Ma sì, i conti tornano alla perfezione. E c'è poco da rimpiangere l'Italia quasi prima in classifica nelle lotte sociali degli anni Sessanta e Settanta, l'Italia in cui si agitava Pasolini e di cui ricordiamo tanto cinema nevralgico. In quella stessa Italia c'erano anche le Br, l'incarnazione eversiva più liberticida, più soggetticida, più antidesiderante che possa ricordare chi è ancora su questa terra. Persino il Sessantotto, in quell'Italia, non curava granché il soggetto della rivoluzione, né l'idea di una rivoluzione realmente ambientata oltre l'età del pane, non avendo avuto anime trotskiste, anarcoidi o situazioniste, ma soltanto un genericissimo motore marxista-leninista. E del Settantasette vogliamo parlare? Quanti erano veramente, tra i settantasettini, gli aggiornatori del desiderio? Quanti i veri convinti della politicità del personale, cioè del desiderio stesso? Potrebbe essere tutta un'epica bell'e buona.
Che fare, dunque, contro il male antico che fa ed è l'Italia?

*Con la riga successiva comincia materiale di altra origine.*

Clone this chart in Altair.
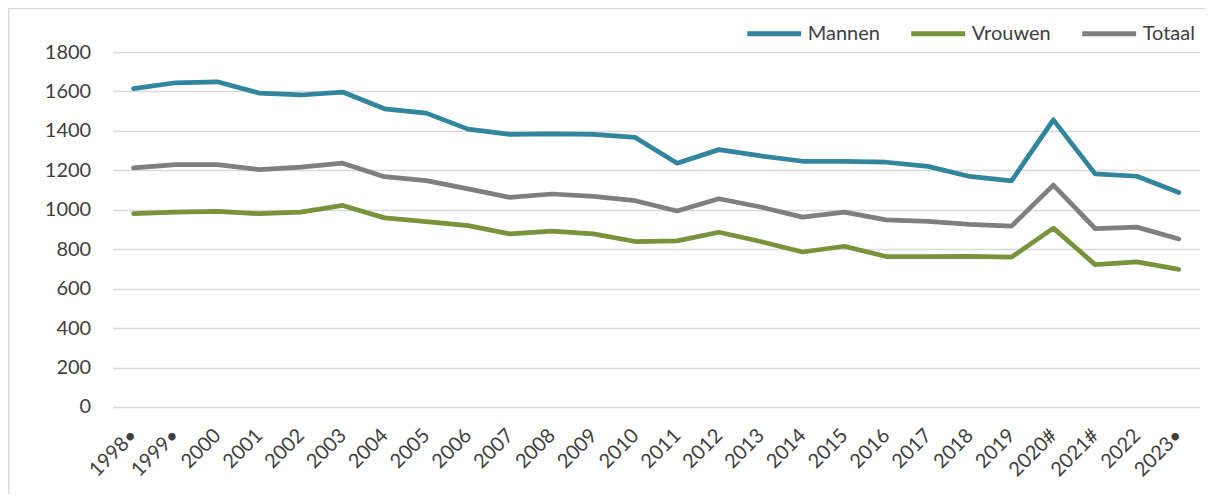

Non si può contare su una "organizzazione del pessimismo" (W. Benjamin), perché troppo pochi italiani si accorgono che la vita italiana è "pessima". Non si può contare su un momento in cui scatti il meccanismo dell'intolleranza e nasca la rivolta (l'homme revolté camusiano), perché gli italiani non si rivoltano mai, accettano di tutto se è salva la famiglia - che nessun potere italiota toccherebbe mai loro. Certamente, è molto importante simulare la fiducia in queste possibili energie, almeno in ambiti parziali: dai sindacati al giornalilsmo-verità, anche e soprattutto televisivo. Ma soltanto perché accettare con le mani in mano l'idea di un paese-razza dal destino irreversibile ci ripugna.
Nel frattempo, però, consideriamo che, a fronte di ogni presente, ogni passato è più o meno mostruoso, che il tempo in cui si sputa sulle libertà conquistate prima è comunque migliore di quel prima: soprattutto consideriamo che la storia più vera, la più affidabile è quella che si fa da sé, lungo la quale il desiderio e l'intolleranza crescono, demotivando sempre più le devozioni ai fantasmi e ai poteri abusanti.
Rispetto a questa storia, i cosiddetti passi indietro non sono che le illusioni dei semplici, facilonerie a fiato corto. Ed è proprio il virus di questa storia "naturale" che sconfiggerà quello dell'italietta.
Nulla di paradisiaco, in tal caso, ma almeno un paesaggio di ingiustizie, di contraddizioni e di crudeltà mondane. Cose preferibili, malgrado tutto, alle grosseries da parrocchia, o da secchia rapita, appunto, che opprimono l'individuo e il suo desiderio da distanze troppo ravvicinate.